#### THE REQUEST:
Retype the opening lines of the data exactly, stopping after the line that contains "import seaborn as sns". Skip every picture.
== GIVEN MATERIAL
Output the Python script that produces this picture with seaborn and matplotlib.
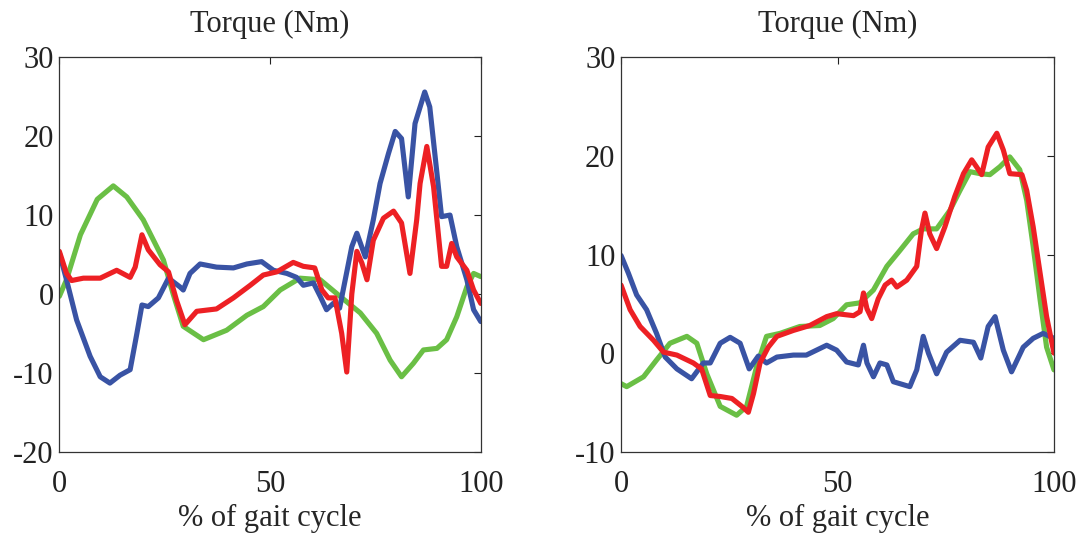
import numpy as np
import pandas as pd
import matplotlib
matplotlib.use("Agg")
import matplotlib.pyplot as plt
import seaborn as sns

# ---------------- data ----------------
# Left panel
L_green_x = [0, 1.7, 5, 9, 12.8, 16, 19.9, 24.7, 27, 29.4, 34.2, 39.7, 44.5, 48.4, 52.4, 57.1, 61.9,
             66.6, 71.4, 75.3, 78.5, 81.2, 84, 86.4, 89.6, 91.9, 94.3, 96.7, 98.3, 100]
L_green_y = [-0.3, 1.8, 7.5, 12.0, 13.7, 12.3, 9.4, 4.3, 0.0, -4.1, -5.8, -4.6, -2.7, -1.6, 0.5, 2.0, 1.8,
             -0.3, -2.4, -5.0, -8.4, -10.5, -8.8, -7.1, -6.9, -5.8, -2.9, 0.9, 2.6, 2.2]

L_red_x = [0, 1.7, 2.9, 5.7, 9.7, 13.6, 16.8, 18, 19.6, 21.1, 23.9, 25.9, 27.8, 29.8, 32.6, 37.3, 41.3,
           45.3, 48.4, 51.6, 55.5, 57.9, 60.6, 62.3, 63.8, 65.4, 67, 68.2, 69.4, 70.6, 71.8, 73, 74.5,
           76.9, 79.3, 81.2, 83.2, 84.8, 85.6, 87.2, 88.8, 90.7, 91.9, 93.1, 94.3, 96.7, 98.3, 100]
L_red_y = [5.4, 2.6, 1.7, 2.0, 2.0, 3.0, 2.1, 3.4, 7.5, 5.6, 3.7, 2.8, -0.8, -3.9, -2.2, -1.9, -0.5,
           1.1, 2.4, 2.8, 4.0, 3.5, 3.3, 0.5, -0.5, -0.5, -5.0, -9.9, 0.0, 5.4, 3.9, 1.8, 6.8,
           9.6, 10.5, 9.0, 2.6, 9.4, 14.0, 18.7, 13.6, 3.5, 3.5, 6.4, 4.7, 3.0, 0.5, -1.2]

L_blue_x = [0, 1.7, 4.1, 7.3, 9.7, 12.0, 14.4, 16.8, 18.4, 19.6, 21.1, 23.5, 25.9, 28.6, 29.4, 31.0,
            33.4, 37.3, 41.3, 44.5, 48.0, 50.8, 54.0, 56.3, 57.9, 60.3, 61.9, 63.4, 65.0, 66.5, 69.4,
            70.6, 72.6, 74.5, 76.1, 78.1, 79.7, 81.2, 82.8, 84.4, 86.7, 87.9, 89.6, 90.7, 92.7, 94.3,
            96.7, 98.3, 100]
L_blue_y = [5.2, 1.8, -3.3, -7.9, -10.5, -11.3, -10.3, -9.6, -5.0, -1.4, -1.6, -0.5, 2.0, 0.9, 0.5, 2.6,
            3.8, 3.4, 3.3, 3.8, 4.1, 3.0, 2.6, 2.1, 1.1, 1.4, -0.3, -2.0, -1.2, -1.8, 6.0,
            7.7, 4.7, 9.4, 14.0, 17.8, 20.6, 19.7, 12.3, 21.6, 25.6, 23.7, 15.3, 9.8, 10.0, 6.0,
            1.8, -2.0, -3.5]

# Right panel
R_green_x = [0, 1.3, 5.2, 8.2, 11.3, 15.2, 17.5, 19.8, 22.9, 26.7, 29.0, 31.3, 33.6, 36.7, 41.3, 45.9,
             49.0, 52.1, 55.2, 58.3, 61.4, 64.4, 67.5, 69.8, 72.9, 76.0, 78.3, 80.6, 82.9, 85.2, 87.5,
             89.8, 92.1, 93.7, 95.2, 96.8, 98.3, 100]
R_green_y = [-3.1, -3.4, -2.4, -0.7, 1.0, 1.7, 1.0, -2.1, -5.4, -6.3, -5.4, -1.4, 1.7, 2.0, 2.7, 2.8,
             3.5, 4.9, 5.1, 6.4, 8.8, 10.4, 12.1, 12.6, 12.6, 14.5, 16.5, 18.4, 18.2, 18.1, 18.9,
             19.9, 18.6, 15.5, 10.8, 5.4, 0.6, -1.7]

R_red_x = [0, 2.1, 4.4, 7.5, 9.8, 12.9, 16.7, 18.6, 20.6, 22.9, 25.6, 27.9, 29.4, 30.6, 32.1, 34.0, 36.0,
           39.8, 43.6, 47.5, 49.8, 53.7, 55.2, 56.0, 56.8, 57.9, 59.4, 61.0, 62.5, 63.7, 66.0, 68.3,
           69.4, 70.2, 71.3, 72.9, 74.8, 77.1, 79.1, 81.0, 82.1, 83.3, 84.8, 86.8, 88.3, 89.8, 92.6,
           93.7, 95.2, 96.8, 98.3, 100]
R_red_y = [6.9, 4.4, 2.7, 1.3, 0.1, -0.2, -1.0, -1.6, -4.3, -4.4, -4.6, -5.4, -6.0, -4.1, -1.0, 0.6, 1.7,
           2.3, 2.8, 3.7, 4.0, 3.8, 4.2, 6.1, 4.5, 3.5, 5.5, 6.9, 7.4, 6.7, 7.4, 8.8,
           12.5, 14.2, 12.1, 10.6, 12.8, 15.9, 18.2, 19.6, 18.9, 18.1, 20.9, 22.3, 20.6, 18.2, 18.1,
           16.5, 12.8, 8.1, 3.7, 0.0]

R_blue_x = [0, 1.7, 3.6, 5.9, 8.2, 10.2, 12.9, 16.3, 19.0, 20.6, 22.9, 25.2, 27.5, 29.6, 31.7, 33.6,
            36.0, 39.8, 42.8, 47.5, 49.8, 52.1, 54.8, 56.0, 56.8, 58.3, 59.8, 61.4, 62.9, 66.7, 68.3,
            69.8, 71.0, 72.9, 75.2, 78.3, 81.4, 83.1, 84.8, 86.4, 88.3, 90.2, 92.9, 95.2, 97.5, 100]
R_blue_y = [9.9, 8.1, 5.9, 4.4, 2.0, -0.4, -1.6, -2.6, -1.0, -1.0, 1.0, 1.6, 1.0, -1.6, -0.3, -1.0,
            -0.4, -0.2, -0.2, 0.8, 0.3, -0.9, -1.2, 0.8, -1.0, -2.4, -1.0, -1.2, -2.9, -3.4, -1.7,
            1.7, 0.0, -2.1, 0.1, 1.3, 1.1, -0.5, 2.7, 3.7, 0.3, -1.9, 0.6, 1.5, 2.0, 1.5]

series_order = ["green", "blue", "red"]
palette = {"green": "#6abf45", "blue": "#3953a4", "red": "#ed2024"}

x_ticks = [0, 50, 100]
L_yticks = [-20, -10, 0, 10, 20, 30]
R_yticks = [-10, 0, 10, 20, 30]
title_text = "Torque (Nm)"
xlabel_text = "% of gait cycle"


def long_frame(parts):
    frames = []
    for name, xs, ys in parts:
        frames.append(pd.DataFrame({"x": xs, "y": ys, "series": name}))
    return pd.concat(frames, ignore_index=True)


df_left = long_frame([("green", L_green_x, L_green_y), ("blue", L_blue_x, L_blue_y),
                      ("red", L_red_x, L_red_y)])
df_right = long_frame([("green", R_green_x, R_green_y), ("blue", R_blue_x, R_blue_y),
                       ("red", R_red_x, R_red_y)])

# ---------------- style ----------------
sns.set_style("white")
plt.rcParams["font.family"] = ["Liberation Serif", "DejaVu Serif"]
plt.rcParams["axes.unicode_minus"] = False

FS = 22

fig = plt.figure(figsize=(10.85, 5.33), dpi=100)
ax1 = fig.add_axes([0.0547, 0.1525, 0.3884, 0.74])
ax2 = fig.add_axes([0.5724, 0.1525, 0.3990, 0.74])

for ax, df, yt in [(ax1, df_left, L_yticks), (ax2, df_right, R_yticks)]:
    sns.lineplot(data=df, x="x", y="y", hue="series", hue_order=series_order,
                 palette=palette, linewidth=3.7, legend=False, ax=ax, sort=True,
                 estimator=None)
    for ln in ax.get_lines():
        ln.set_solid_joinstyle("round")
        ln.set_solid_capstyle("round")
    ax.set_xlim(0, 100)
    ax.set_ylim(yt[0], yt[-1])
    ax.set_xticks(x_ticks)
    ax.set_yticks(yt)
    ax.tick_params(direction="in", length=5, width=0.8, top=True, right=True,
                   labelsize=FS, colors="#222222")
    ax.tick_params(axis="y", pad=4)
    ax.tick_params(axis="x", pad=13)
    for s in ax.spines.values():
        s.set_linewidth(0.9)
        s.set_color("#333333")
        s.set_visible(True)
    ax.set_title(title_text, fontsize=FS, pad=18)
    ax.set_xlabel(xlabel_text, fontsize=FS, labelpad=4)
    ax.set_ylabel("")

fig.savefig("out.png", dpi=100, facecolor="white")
====
#### ANSWER FOR THE TASK:
Output the Python script that produces this picture with seaborn and matplotlib.
import numpy as np
import pandas as pd
import matplotlib
matplotlib.use("Agg")
import matplotlib.pyplot as plt
import seaborn as sns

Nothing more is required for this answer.